Exercise => Could you repeat exactly the lines below, from the line containing "Emit a LaTeX" through the last one, both included, while leaving out any pictures?

Excerpted records =>
_ _ _ _
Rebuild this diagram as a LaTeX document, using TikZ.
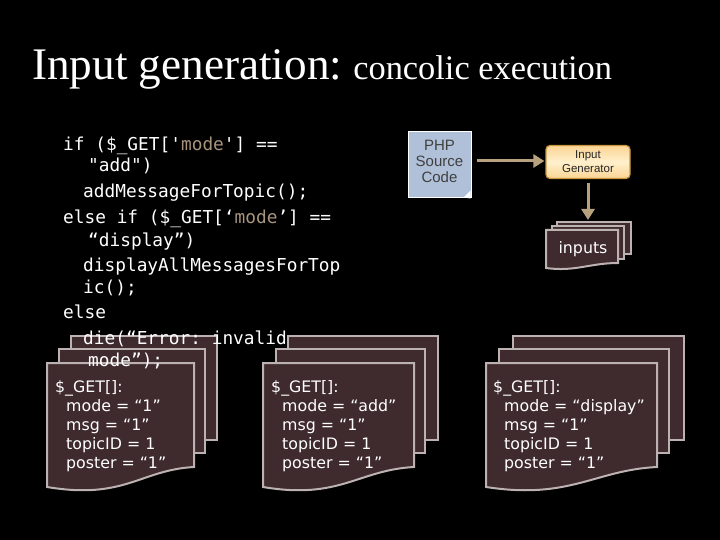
\documentclass[tikz,border=0pt]{standalone}
\usepackage{fontspec}
\setmainfont{Liberation Serif}
\setsansfont{DejaVu Sans}
\setmonofont{DejaVu Sans Mono}
\newfontfamily\labelfont{Liberation Sans}
\usetikzlibrary{arrows.meta,positioning,shapes}
\definecolor{sheetfill}{HTML}{3F2A2D}
\definecolor{sheetline}{HTML}{BDB2B2}
\definecolor{flowtan}{HTML}{B8A27E}
\definecolor{modetan}{HTML}{A8957E}
\definecolor{phpblue}{HTML}{B0C0D8}
\definecolor{genedge}{HTML}{C8963C}
\definecolor{genpale}{HTML}{FFF0CC}
\definecolor{genside}{HTML}{FBD494}
\tikzset{
  sheet/.style={draw=sheetline,fill=sheetfill,line width=2pt},
  code/.style={anchor=base west,inner sep=0pt,font=\ttfamily\fontsize{17.8}{20}\selectfont,text=white},
  gettext/.style={anchor=base west,inner sep=0pt,font=\sffamily\fontsize{15.8}{19}\selectfont,text=white},
  flow/.style={-{Triangle[width=13pt,length=11pt]},draw=flowtan,line width=3pt}
}
\begin{document}
\begin{tikzpicture}[x=1pt,y=-1pt]
\fill[black] (0,0) rectangle (720,540);
\useasboundingbox (0,0) rectangle (720,540);
\node[anchor=base west,inner sep=0pt,text=white,font=\fontsize{45.2}{48}\selectfont] (title) at (32,80) {Input generation:\hspace{-4pt} {\fontsize{34.4}{36}\selectfont concolic execution}};
% stacks of sheets
\draw[sheet] (71,336) rectangle (217,440);
\draw[sheet] (59,349) rectangle (205,453);
\draw[sheet] (47,363) -- (194,363) -- (194,467) .. controls (140,470) and (125,500) .. (47,487) -- cycle;
\draw[sheet] (288,336) rectangle (438,440);
\draw[sheet] (276,349) rectangle (425,453);
\draw[sheet] (263,363) -- (414,363) -- (414,467) .. controls (358,470) and (340,500) .. (263,487) -- cycle;
\draw[sheet] (513,336) rectangle (684,440);
\draw[sheet] (499,349) rectangle (669,453);
\draw[sheet] (486,363) -- (657,363) -- (657,467) .. controls (595,470) and (570,500) .. (486,487) -- cycle;
\draw[sheet] (557,222) rectangle (631,254);
\draw[sheet] (552,226) rectangle (624,259);
\draw[sheet] (546,230) -- (618,230) -- (618,263) .. controls (590,263) and (575,272) .. (546,268) -- cycle;
% code
\node[code] (c0) at (63,151) {if (\$\_GET['{\color{modetan}mode}'] ==};
\node[code] (c1) at (88,172) {"add")};
\node[code] (c2) at (83,197) {addMessageForTopic();};
\node[code] (c3) at (63,224) {else if (\$\_GET[‘{\color{modetan}mode}’] ==};
\node[code] (c4) at (88,246) {“display”)};
\node[code] (c5) at (83,271) {displayAllMessagesForTop};
\node[code] (c6) at (83,293) {ic();};
\node[code] (c7) at (63,318) {else};
\node[code] (c8) at (83,344) {die(“Error: invalid};
\node[code] (c9) at (88,366) {mode”);};
% sheet texts
\node[gettext] (a0) at (55,392) {\$\_GET[]:};
\node[gettext] (a1) at (66,411) {mode = “1”};
\node[gettext] (a2) at (66,430) {msg = “1”};
\node[gettext] (a3) at (66,449) {topicID = 1};
\node[gettext] (a4) at (66,468) {poster = “1”};
\node[gettext] (b0) at (271,392) {\$\_GET[]:};
\node[gettext] (b1) at (282,411) {mode = “add”};
\node[gettext] (b2) at (282,430) {msg = “1”};
\node[gettext] (b3) at (282,449) {topicID = 1};
\node[gettext] (b4) at (282,468) {poster = “1”};
\node[gettext] (d0) at (493,392) {\$\_GET[]:};
\node[gettext] (d1) at (504,411) {mode = “display”};
\node[gettext] (d2) at (504,430) {msg = “1”};
\node[gettext] (d3) at (504,449) {topicID = 1};
\node[gettext] (d4) at (504,468) {poster = “1”};
\node[gettext,anchor=center] (inputs) at (583,249) {inputs};
% tool chain
\node[draw=white,fill=phpblue,line width=1pt,minimum width=63pt,minimum height=66pt,inner sep=0pt,align=center,text=black!75,font=\labelfont\fontsize{15}{16}\selectfont] (php) at (439.5,165) {PHP\\Source\\Code\\[-8pt]{}};
\fill[white] (php.south east) ++(-8,-1) -- ++(7,-7) -- ++(0,8) -- cycle;
\node[draw=genedge,rounded corners=4pt,top color=genside,bottom color=genside,middle color=genpale,line width=1.2pt,minimum width=84pt,minimum height=33pt,inner sep=0pt,align=center,text=black!85,font=\labelfont\fontsize{11.5}{14}\selectfont] (gen) at (588,162) {Input\\Generator};
\coordinate (phpout) at (477,161);
\coordinate (inputstop) at (588,220);
\draw[flow,shorten >=1pt] (phpout) -- (gen.west |- phpout);
\draw[flow,shorten <=4pt] (gen) -- (inputstop);
\end{tikzpicture}
\end{document}
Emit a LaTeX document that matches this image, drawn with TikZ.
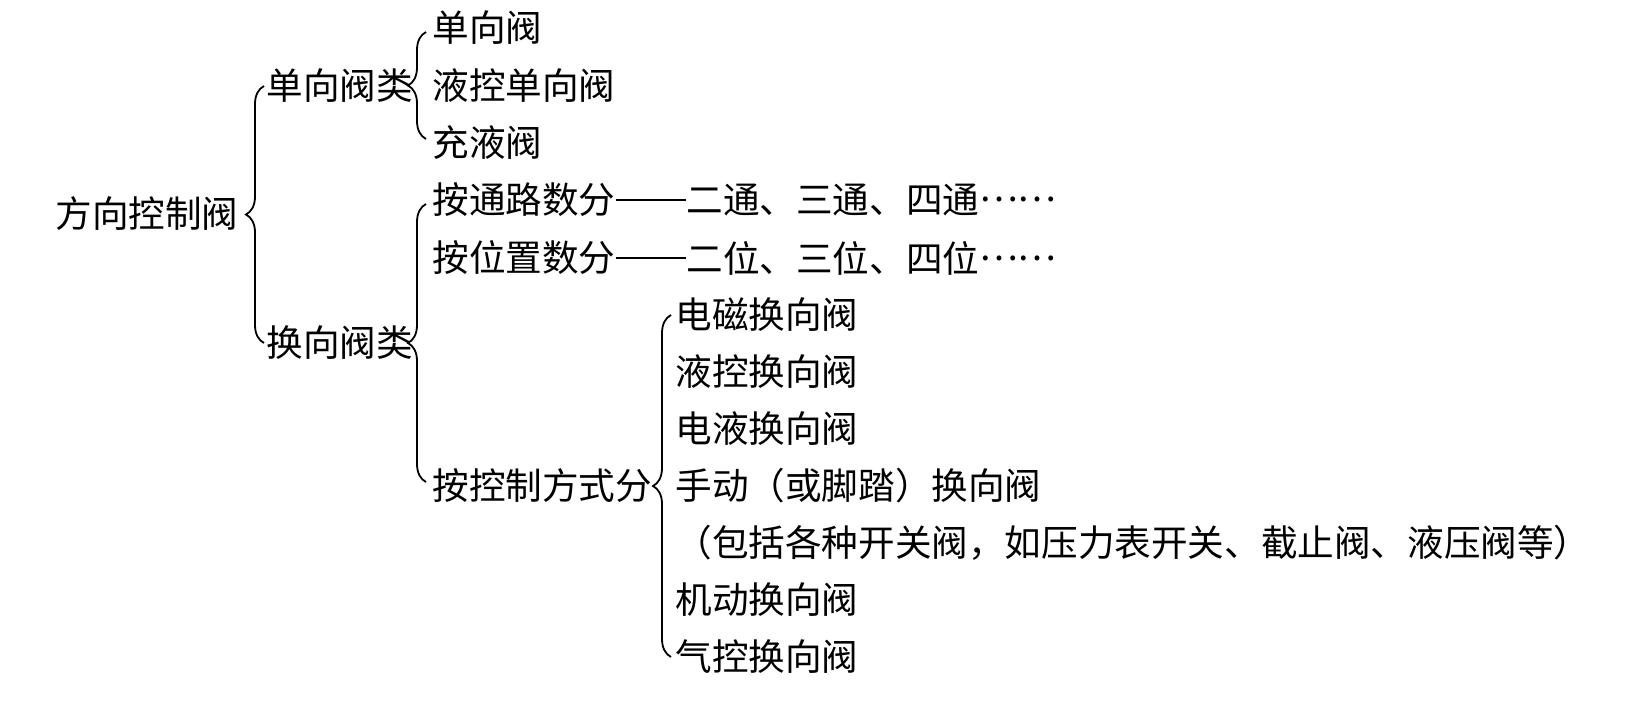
\documentclass[tikz,border=0pt]{standalone}
\usepackage{fontspec}
\newfontfamily\cjk{Noto Sans CJK SC}
\usetikzlibrary{decorations.pathreplacing,calc}
\newcommand\middots{\raisebox{0.33em}{……}}
\begin{document}
\begin{tikzpicture}[x=0.5pt,y=-0.5pt,
  t/.style={font=\cjk\fontsize{18.3}{22}\selectfont, inner sep=0pt, anchor=west, text=black},
  br/.style={decorate, decoration={brace, amplitude=9pt, aspect=0.5}, line width=0.9pt},
  dashline/.style={line width=0.8pt}]
\useasboundingbox[fill=white] (0,0) rectangle (1626,719);
% level 0
\node[t] (root) at (55,214) {方向控制阀};
% level 1
\node[t] (a1) at (266,86) {单向阀类};
\node[t] (a2) at (266,343) {换向阀类};
% level 2
\node[t] (b1) at (432,28) {单向阀};
\node[t] (b2) at (432,86) {液控单向阀};
\node[t] (b3) at (432,143) {充液阀};
\node[t] (c1) at (432,200) {按通路数分};
\node[t] (c2) at (432,258) {按位置数分};
\node[t] (c3) at (432,486) {按控制方式分};
\node[t] (e1) at (686,200) {二通、三通、四通\middots};
\node[t] (e2) at (686,258) {二位、三位、四位\middots};
% level 3
\node[t] (d1) at (675,315) {电磁换向阀};
\node[t] (d2) at (675,372) {液控换向阀};
\node[t] (d3) at (675,429) {电液换向阀};
\node[t] (d4) at (675,486) {手动（或脚踏）换向阀};
\node[t] (d5) at (675,543) {（包括各种开关阀，如压力表开关、截止阀、液压阀等）};
\node[t] (d6) at (675,600) {机动换向阀};
\node[t] (d7) at (675,657) {气控换向阀};
% braces
\draw[br] ($(a2.west)+(-2,0)$) -- ($(a1.west)+(-2,0)$);
\draw[br] ($(b3.west)+(-6,-4)$) -- ($(b1.west)+(-6,4)$);
\draw[br] ($(c3.west)+(-6,-4)$) -- ($(c1.west)+(-6,4)$);
\draw[br] ($(d7.west)+(-4,0)$) -- ($(d1.west)+(-4,0)$);
% dashes
\draw[dashline] (c1.east) -- (e1.west);
\draw[dashline] (c2.east) -- (e2.west);
\end{tikzpicture}
\end{document}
_ _ _ _
Result below =>
Emit a LaTeX document that matches this image, drawn with TikZ.
\documentclass[tikz,border=0pt]{standalone}
\usepackage{fontspec}
\newfontfamily\cjk{Noto Sans CJK SC}
\usetikzlibrary{decorations.pathreplacing,calc}
\newcommand\middots{\raisebox{0.33em}{……}}
\begin{document}
\begin{tikzpicture}[x=0.5pt,y=-0.5pt,
  t/.style={font=\cjk\fontsize{18.3}{22}\selectfont, inner sep=0pt, anchor=west, text=black},
  br/.style={decorate, decoration={brace, amplitude=9pt, aspect=0.5}, line width=0.9pt},
  dashline/.style={line width=0.8pt}]
\useasboundingbox[fill=white] (0,0) rectangle (1626,719);
% level 0
\node[t] (root) at (55,214) {方向控制阀};
% level 1
\node[t] (a1) at (266,86) {单向阀类};
\node[t] (a2) at (266,343) {换向阀类};
% level 2
\node[t] (b1) at (432,28) {单向阀};
\node[t] (b2) at (432,86) {液控单向阀};
\node[t] (b3) at (432,143) {充液阀};
\node[t] (c1) at (432,200) {按通路数分};
\node[t] (c2) at (432,258) {按位置数分};
\node[t] (c3) at (432,486) {按控制方式分};
\node[t] (e1) at (686,200) {二通、三通、四通\middots};
\node[t] (e2) at (686,258) {二位、三位、四位\middots};
% level 3
\node[t] (d1) at (675,315) {电磁换向阀};
\node[t] (d2) at (675,372) {液控换向阀};
\node[t] (d3) at (675,429) {电液换向阀};
\node[t] (d4) at (675,486) {手动（或脚踏）换向阀};
\node[t] (d5) at (675,543) {（包括各种开关阀，如压力表开关、截止阀、液压阀等）};
\node[t] (d6) at (675,600) {机动换向阀};
\node[t] (d7) at (675,657) {气控换向阀};
% braces
\draw[br] ($(a2.west)+(-2,0)$) -- ($(a1.west)+(-2,0)$);
\draw[br] ($(b3.west)+(-6,-4)$) -- ($(b1.west)+(-6,4)$);
\draw[br] ($(c3.west)+(-6,-4)$) -- ($(c1.west)+(-6,4)$);
\draw[br] ($(d7.west)+(-4,0)$) -- ($(d1.west)+(-4,0)$);
% dashes
\draw[dashline] (c1.east) -- (e1.west);
\draw[dashline] (c2.east) -- (e2.west);
\end{tikzpicture}
\end{document}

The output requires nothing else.